The Reclaimator

Published on: March 17th, 2011

Adam Mathiews was first inspired by the piles of perfectly good furniture CU students left behind in spring. He saw it all as workable, usable stuff, and he also envisioned the couches, tables, skis and clothing as profit.

“I just thought about all the money that could be made,” he said.

Mathiews comes across as a natural businessman and he’s proven himself to be a stalwart entrepreneur. He explains his model: His business has little to no overhead, labor or inventory costs. It’s all profit, and the more stuff he has, the more money he makes.

“It’s all about volume,” explains the 14-year-old who lives in Superior with his mom, Stephanie. “In the beginning, I thought furniture would sell best. But we realized it’s small stuff. Clothes add up.”

Mathiews began recycling, reclaiming and reselling his findings at age 10. From video games and DVDs to Coach bags and nice jewelry to workout equipment, he has found tens of thousands of dollars worth of “garbage”—items on their way to some distant trash pile. Instead of leaving them curbside, Mathiews loads them into his mom’s SUV, takes them home, tests the electronics, assesses all the items, fixes them, cleans them, researches to find their prices and stores them in the basement crawl space or garage. He hosts garage sales three or fours times a year, he’ll advertise some items on Craig’s List, or he’ll take an item to a pawn shop. Though, the latter is a rarity. He has neighbors or family friends who give him things to sell; he’ll follow up with neighbors who’ve had garage sales to see if they’ll give him their leftovers.

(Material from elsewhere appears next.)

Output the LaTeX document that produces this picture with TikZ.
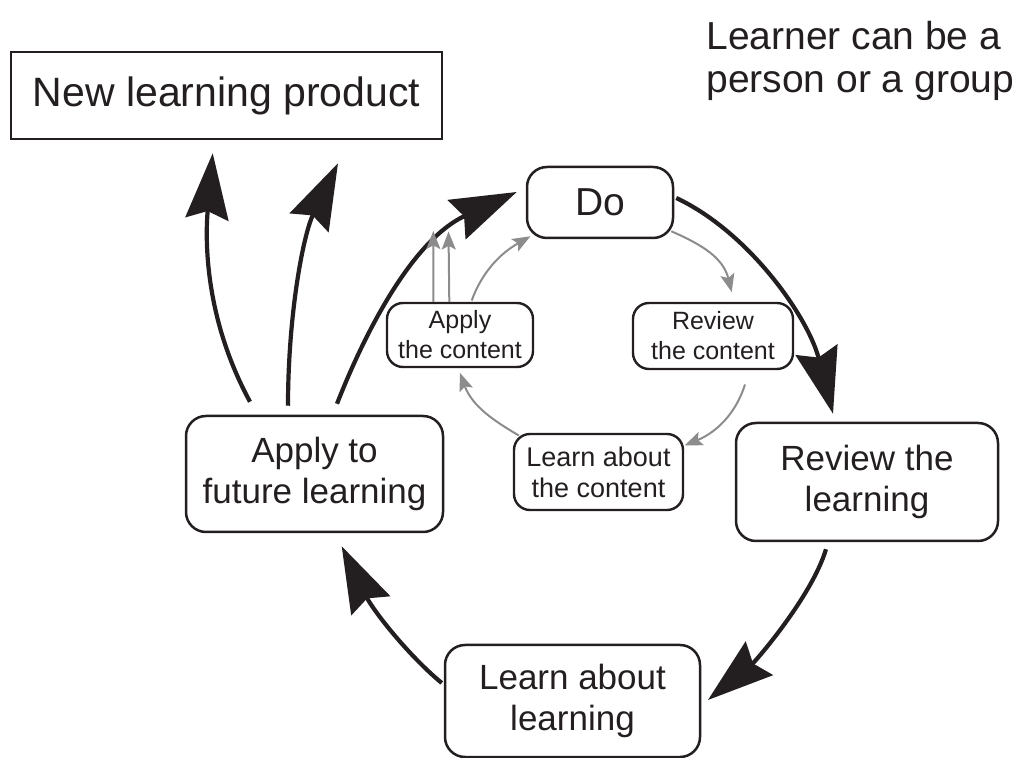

For Mathiews, it’s two-fold: He can make some cash (though, he and his mom admit his pricing is often too low), and he prevents lots of stuff from ending up in a landfill.

“It amazes me how much people throw out. It makes you realize how lazy people can be,” he says. “They could have donated this stuff. They could’ve recycled it. …If 10 people throw away one thing, it adds up.”

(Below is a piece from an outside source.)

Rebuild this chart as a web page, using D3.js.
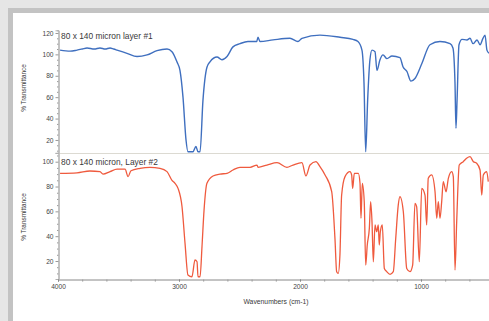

Looking into the Mathiews’ garage, you begin to understand what he’s talking about: chairs and coolers and lamps and toys. He pulls out three leather coats and recounts how often he finds clothing with the tags still on. And because of that, it’s also a bit of a treasure hunt, one that continues to keep Mathiews engaged and excited.

“It’d be cool to find something historic or something signed,” he says.

His mom admits the business has slowly “taken over” (she lets him use the garage, as long as she can still get her car in) but she’s learned to appreciate her son’s drive and innovation.

“At first, I wasn’t a believer. It was a hobby. I was supportive but not 100 percent on board,” Stephanie Mathiews says. “I realized that he’s learning all these great skills: money management, fixing things, learning how these items work, learning how to negotiate, customer service, communication skills.”

These days, his mom is committed and she’s part of the crew. She takes time to drive him around to see what’s been put out; for Christmas, he asked for and received a few days of driving to look for stuff. Their home is not-so-obviously furnished with Mathiews’ findings: a lovely painting above the couch, candle holders, the doggie bed.

The other benefit, possibly the best, is that Mathiews is learning all about being responsible with money. He’s saving for a car or truck, which he will happily use for his business. He even has a stock portfolio.